Ranch Country photography
by Robert McCune
Utah. October 2009. Part Five
In the Capital Reef National Park area of Utah, at an altitude of 6700 feet and about 40 miles east of Hell’s Backbone Restaurant in Boulder. The formation in the 1st photo is called The Egyptian Temple. Just around that curve at the bottom of the grade in the 2nd photo, the paved highway becomes a dirt road. A sign warns, “Road May Be Impassable When Wet”.
The 3rd photo is on an intersecting road to the abandoned Pleasant Creek Ranch (for sale in Oct. 2009). The creek crossing was typical of a “100” crossings SHADOW CATCHER has made over the past eleven years.
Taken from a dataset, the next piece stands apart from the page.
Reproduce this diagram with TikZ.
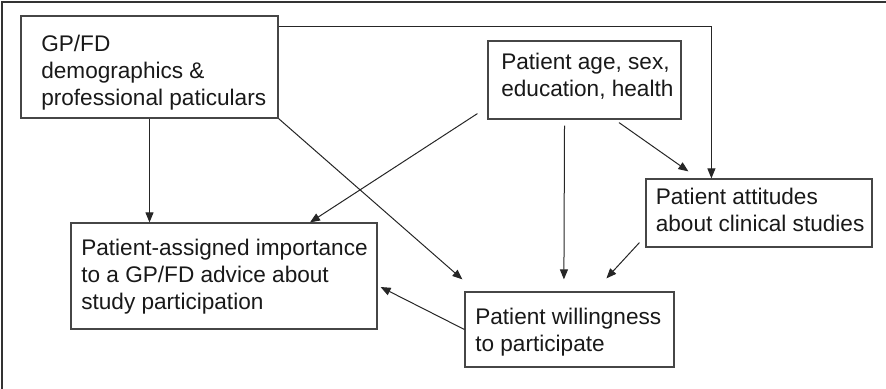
\documentclass[tikz,border=0pt]{standalone}
\usepackage{fontspec}
\setmainfont{Liberation Sans}
\usetikzlibrary{arrows.meta,calc}
\definecolor{linegray}{RGB}{70,70,70}

\tikzset{
  box/.style={draw=linegray, line width=0.6pt, fill=white, inner sep=0pt},
  txt/.style={anchor=north west, align=left, inner sep=0pt,
    font=\fontsize{11.3}{13.6}\selectfont, text=black!90},
  arr/.style={-{Triangle[length=5pt,width=4pt]}, line width=0.5pt, draw=black!85},
  frame/.style={line width=1pt, draw=black!80}
}

\begin{document}
\begin{tikzpicture}[x=0.5pt, y=-0.5pt]
            \useasboundingbox (0,0) rectangle (886,389);

            % Outer frame
            \draw[frame] (1.5,389) -- (1.5,2) -- (886,2);

            % GP/FD
            \node[box, minimum width=128.5pt, minimum height=51pt] (gp) at (149.5,67) {};
            \node[txt] (gptext) at ($(gp.north west)+(20.5,19)$) {GP/FD\\demographics \&\\professional paticulars};

            % Patient age
            \node[box, minimum width=96.5pt, minimum height=39pt] (age) at (584.5,80) {};
            \node[txt] (agetext) at ($(age.north west)+(13.5,12)$) {Patient age, sex,\\education, health};

            % Attitudes
            \node[box, minimum width=113pt, minimum height=34pt] (att) at (759,213) {};
            \node[txt] (atttext) at ($(att.north west)+(10,9)$) {Patient attitudes\\about clinical studies};

            % Importance
            \node[box, minimum width=153pt, minimum height=53pt] (imp) at (224,276) {};
            \node[txt] (imptext) at ($(imp.north west)+(10.5,16)$) {Patient-assigned importance\\to a GP/FD advice about\\study participation};

            % Willingness
            \node[box, minimum width=104.5pt, minimum height=37.5pt] (will) at (569.5,329.5) {};
            \node[txt] (willtext) at ($(will.north west)+(10.5,16)$) {Patient willingness\\to participate};

            % Arrows from GP/FD
            \draw[arr] (gp.south) -- (gp.south |- imp.north);
            \draw[arr] ($(gp.north east)+(0,11)$) -| ($(att.north west)+(66,0)$);
            \draw[arr] (gp.south east) -- ($(will.north west)+(-2,-12)$);

            % Arrows from patient age
            \draw[arr] ($(age.south west)+(-10,-6)$) -- ($(imp.north)+(86,0)$);
            \draw[arr] ($(age.south)+(34.5,3)$) -- ($(att.north west)+(43,-7)$);
            \draw[arr] ($(age.south)+(-20,6)$) -- ($(will.north west)+(99.5,-12)$);

            % Attitudes and willingness
            \draw[arr] ($(att.south west)+(-6,-5)$) -- ($(will.north west)+(142,-13)$);
            \draw[arr] (will.west) -- ($(imp.east)+(3,11)$);
        \end{tikzpicture}
\end{document}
Some of those crossings were made in the late spring or early summer, and because the sreams were high with run-off from snow melt, they were quite worrisome.
There’s one thing to keep in mind at every crossing where there's no bridge. Stop, get out, and have a careful look at the stream bottom. If it appears to be soft and muddy, or if the water is roiled and murky from a recent heavy rain, you might want to turn around. Better yet, make camp near the creek and see how it looks the next morning.
Another thing in crossing such creeks where you’ll have to come back that way later on; keep an eye on the sky if it’s clouding up. An hour of heavy rain in the upper reaches of such creeks would, later that day, increase the depth at the crossing considerably. As you can see in the third and fourth photos, there was good cause for me to be cautious about staying on that road too long.
The 4th photo is of a small part of the extensive system of buildings and corrals of the “For Sale” Pleasant Creek Ranch, all in a deteriorated and neglected condition.
During the shoot, it began to rain lightly. I whipped my hat off and placed it over the camera. Luckily it stopped raining after a couple of minutes. About placing my hat over the camera: I do that too, when shooting alongside a dirt road and a vehicle approaches, raising a cloud of dust.